Speaking at the Security Council on Tuesday, India’s Permanent Representative Ruchira Kamboj said that “women and girls suffer invariably and disproportionately” from terrorism and violent extremism that are the biggest violators of human rights.
“Violence against women and girls perpetrated by terrorists remains rampant” while being “a persistent threat to global peace and security”, she said.
While the Council was holding a debate on “Women, Peace and Security” and looking ahead to the 25th anniversary of its landmark resolution on the matter in two years, Pakistan’s Foreign Minister Bilawal Bhutto Zardari raised the Kashmir issue, twinning it with Palestine.
Claiming that Kashmir was under “foreign occupation”, he asserted that the “most egregious “atrocities and crimes against girls and women” were taking place in those two areas.
Rather than elevate it with a detailed response, Kamboj said, “My delegation considers it unworthy to even respond to such malicious and false propaganda. Rather, our focus is where it shall always be – positive and forward-looking”.
She added, “Let me dismiss the frivolous, baseless and politically motivated remarks made by the delegate of Pakistan regarding the Union Territory of Jammu and Kashmir”.
Pakistan’s persistent attempts to bring Kashmir into every speech at the UN regardless of the speech have failed to draw attention to its version of the issue and India is peremptorily discussing them.
Ministers from several countries participated in the session chaired by Veronica Nataniel Macamo Dlhovo, the foreign minister of Mozambique, which holds the Council’s presidency.
Many of the about 90 speakers expressed concern over the setbacks suffered by women in Afghanistan, where their rights are severely curtailed by the Taliban; in Ukraine devastated by Russia’s invasion, and by civil war and conflicts in places like Yemen, Mali, South Sudan and Syria.
Sima Bahous, who as the executive director of UN-Women is the top UN official for women’s issues, said that gender equality made strides with many historic firsts during the first two decades after the Council adopted the resolution on women, peace and security in 2000.
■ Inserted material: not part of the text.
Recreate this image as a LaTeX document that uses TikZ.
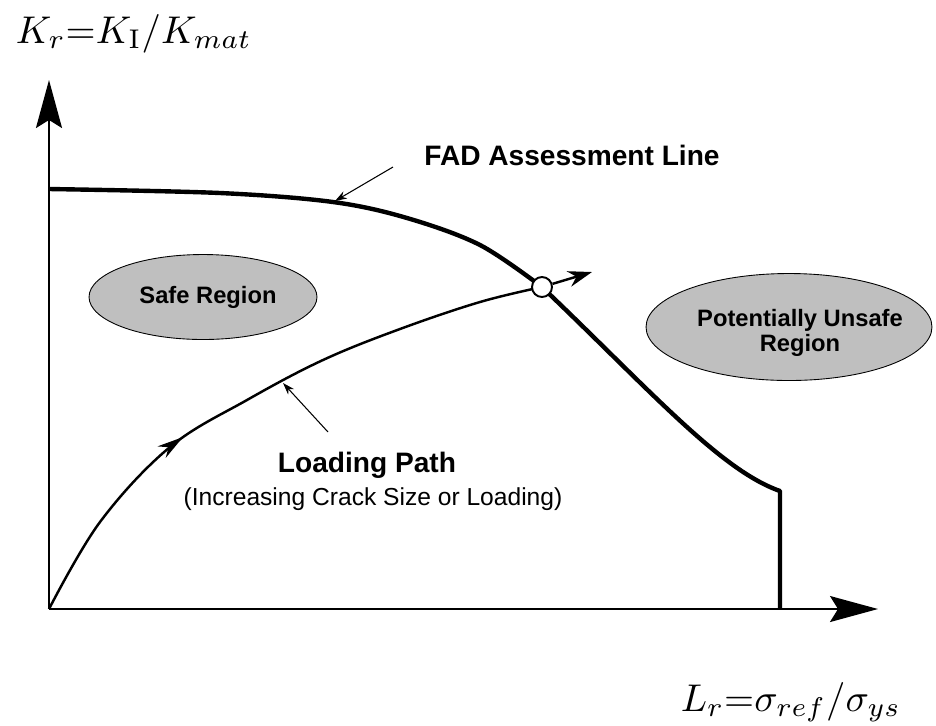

But since then there has been backsliding with “gender apartheid” resurfacing in Afghanistan and conflict, violence and refugee crises hitting women the hardest, she said.
“We neither significantly changed the composition of peace tables, nor the impunity enjoyed by those who commit atrocities against women and girls,” she said.
Kamboj said that in post-conflict situations, steps should be taken internationally to “address meaningfully and institutionally the inequalities and violence faced by women, and to ensure their full participation in decision-making”.
Kamboj said, “We have been emphasising the importance of an inclusive and representative governance in Afghanistan, with the meaningful participation of women in accordance ” with the Council resolution from 2021.
She emphasised the role of women in UN peacekeeping where “women police officers and peacekeepers play an indispensable role” and said that India welcomed the efforts for gender parity in the operations.
India made the “single largest deployment of women peacekeepers” to the UN Interim Security Force in Abyei (UNISFA) in Sudan in January and was the first country to send police units made up entirely of women in 2007 when they joined operations in Liberia.
Kamboj said that “the principles of democracy, pluralism and the rule of law are essential prerequisites” to create a “conducive environment for the participation and inclusion of women in political processes and decision-making”.